To date, shops across 17 cities are profiled, and some 125 stores are noted in Roseveare’s Shopping Guides and Journal (read: blog). Expect magazine-like layouts and interactive maps as well as downloadable checklists of places to visit. Drop-down menus allow viewers to shop by country, then by store type—accessories, home goods, jewelry, and men’s and women’s clothing. For each destination, she offers tips, such as where to have lunch, and sometimes insight into when to travel. In her Guide for Aspen, Colo., she notes “two slow seasons where many businesses close—mid-April to mid-June and mid-October to Thanksgiving.”
Jewelry shops get special attention, which isn’t surprising given Roseveare’s longstanding attendance record at the Couture jewelry show. (“I’ve been going for seven years,” she says.) Guides highlight both purveyors of contemporary designs as well as estate styles. In Edinburgh, Scotland, she advises members to check out Joseph Bonnar for its Victorian lava cameo bracelets, Georgian fobs, and “perhaps the most extensive collection of antique Scottish jewelry” she’s ever seen. In Orange County, Calif., she calls A’maree’s “probably one of my favorite stores.” The reason? Great architecture that juts out over water and a robust inventory of jewelry from Bibi van der Velden, Noor Fares, and Sidney Garber.
Write-up about a jewelry store on The Curated Shopper
Even Internet-only outlets get a mention. Roseveare opens up about daily logins to MyTheresa.com for the more than 200 designers listed as well as “collaborations made exclusively for the site,” she says. Bonus? “Items arrive at your doorstep in just a couple days, and they take returns for 30 days.”
Still, not every destination is a shopper’s paradise. For example, Whistler, British Columbia, is “epically gorgeous,” says Roseveare, but it’s not a great place for consumers. Instead of stores to visit, she offers readers this consolation: “Use your time to fully enjoy the mountain life.”
Meanwhile, “Map it” buttons will allow you to (shocker!) view exact addresses on Google, which will help you reach those stores worth visiting. Also helpful (especially now): the majority of featured stores have shoppable websites, which have become a financial lifeline for many independent retailers amidst the pandemic.
“It’s a great way to support independent stores during this unprecedented time,” observes Roseveare, who herself has done a little damage online. “There are a lot of good deals to be had.”
What you won’t find on TCS? A cookie-cutter-designed and poorly organized site with text simply copied and pasted from stores. (Author’s note: This writer loves the cursive XOXO signoffs peppered throughout the Guides.) Final offerings include no-nonsense articles like “Should I sign up for Clear?” and “What’s the best carry-on for air travel?” to ensure members will be well-equipped for any of the excursions they choose.

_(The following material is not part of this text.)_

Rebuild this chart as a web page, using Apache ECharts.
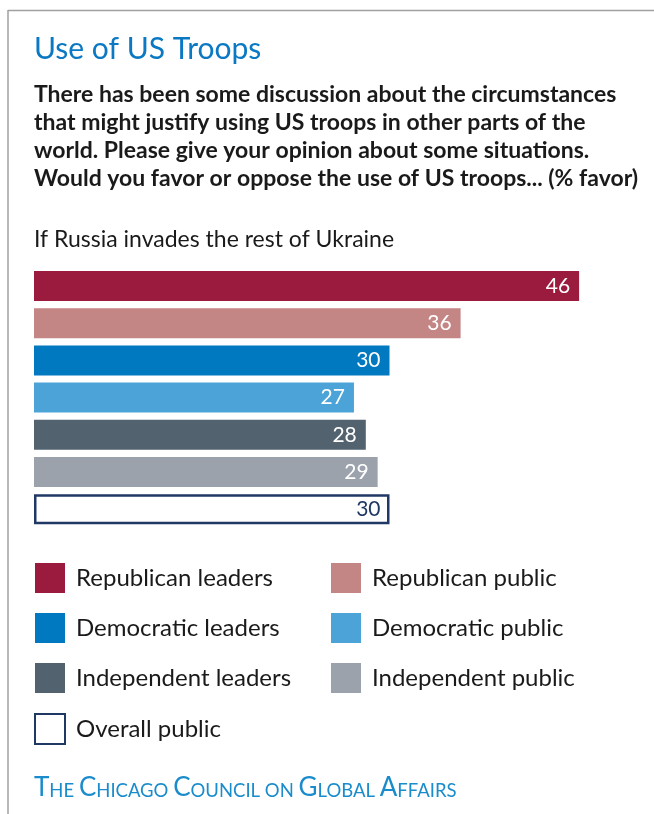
<!DOCTYPE html>
<html><head><meta charset="utf-8">
<script src="https://cdn.jsdelivr.net/npm/echarts@6/dist/echarts.min.js"></script>
<style>html,body{margin:0;padding:0;background:#fff}#c{width:654px;height:814px}</style>
</head><body><div id="c"></div>
<script>
const categories = ['Republican leaders','Republican public','Democratic leaders','Democratic public','Independent leaders','Independent public','Overall public'];
const values = [46, 36, 30, 27, 28, 29, 30];
const colors = ['#9b1b3e','#c48585','#0079c1','#4ba3d8','#52626f','#9ba2ac','#ffffff'];
const leftLegend = ['Republican leaders','Democratic leaders','Independent leaders','Overall public'];
const rightLegend = ['Republican public','Democratic public','Independent public'];
const subtitleLines = ['There has been some discussion about the circumstances','that might justify using US troops in other parts of the','world. Please give your opinion about some situations.','Would you favor or oppose the use of US troops... (% favor)'];
const footerWords = ['The','Chicago','Council','on','Global','Affairs'];

const FONT = 'Lato';
const chart = echarts.init(document.getElementById('c'));

const series = categories.map((name, i) => ({
  name: name,
  type: 'bar',
  stack: 'all',
  barWidth: 30,
  data: categories.map((c, j) => j === i ? values[i] : '-'),
  itemStyle: i === 6 ? {color: '#ffffff', borderColor: '#1f3864', borderWidth: 2.5} : {color: colors[i]},
  label: {show: true, position: 'insideRight', distance: 9, color: i === 6 ? '#1f3864' : '#ffffff', fontFamily: FONT, fontSize: 21},
  emphasis: {disabled: true},
  animation: false
}));

const FC = '#1a8ccc';
const rich = {a: {fontFamily: FONT, fontSize: 26, fill: FC, color: FC, verticalAlign: 'bottom', lineHeight: 28}, b: {fontFamily: FONT, fontSize: 18.5, fill: FC, color: FC, verticalAlign: 'bottom', lineHeight: 28}};
const footerText = footerWords.map(w => {
  if (w === 'on') return '{b|ON}';
  return '{a|' + w[0].toUpperCase() + '}{b|' + w.slice(1).toUpperCase() + '}';
}).join('{b| }');

const graphics = [
  {type: 'line', shape: {x1: 8, y1: 10.5, x2: 654, y2: 10.5}, style: {stroke: '#a0a0a0', lineWidth: 1.5}, silent: true},
  {type: 'line', shape: {x1: 8, y1: 10, x2: 8, y2: 814}, style: {stroke: '#a0a0a0', lineWidth: 1.5}, silent: true},
  {type: 'text', x: 34, y: 49, style: {text: 'Use of US Troops', font: 'normal 30px ' + FONT, fill: '#0a78c2', verticalAlign: 'middle'}},
  {type: 'text', x: 34, y: 240, style: {text: 'If Russia invades the rest of Ukraine', font: 'normal 23px ' + FONT, fill: '#1a1a1a', verticalAlign: 'middle'}},
  {type: 'text', x: 34, y: 801, style: {text: footerText, rich: rich, fill: FC, verticalAlign: 'bottom'}}
];
subtitleLines.forEach((t, k) => graphics.push({type: 'text', x: 34, y: 95 + k * 28, style: {text: t, font: 'bold 23px ' + FONT, fill: '#1a1a1a', verticalAlign: 'middle'}}));

const legendBase = {orient: 'vertical', itemWidth: 30, itemHeight: 30, itemGap: 20, icon: 'rect', selectedMode: false, textStyle: {fontFamily: FONT, fontSize: 24, color: '#1a1a1a', padding: [0, 0, 0, 6]}, top: 563, padding: 0};

chart.setOption({
  animation: false,
  grid: {left: 34, right: 27.5, top: 267.4, height: 260.4},
  xAxis: {type: 'value', min: 0, max: 50, show: false},
  yAxis: {type: 'category', data: categories, inverse: true, show: false},
  legend: [
    Object.assign({}, legendBase, {left: 34, data: leftLegend}),
    Object.assign({}, legendBase, {left: 331, data: rightLegend})
  ],
  graphic: graphics,
  series: series
});
</script></body></html>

How Roseveare signs off on some pages in her Shopping Guides
In its short life, TCS has amassed some highfalutin fans. New York City-based stylist Joseph Rosenfeld calls a subscription “like having your favorite style guru and travel guide right there with you.” And renowned interior design superstar Karen Sutherland, from Santa Barbara, Calif., rates the site’s content as first rate. “The amazing personal networks she shares are priceless! She is my go-to when I am looking for something special.”
A downloadable list of stores to visit in Dallas from The Curated Shopper
Another client, the CFO of a tech company in San Francisco, told Roseveare she used her New York City Shopping Guide on a trip (before the city’s lockdown) and “explored neighborhoods she never would have otherwise.”
What’s next for the two-month-old site may be the one thing Roseveare can’t quite control: more cities. Still, she appreciates hearing from members about places she should add when the COVID-19 travel restrictions ease.
“I love hearing suggestions of where members would like me to scout,” she says.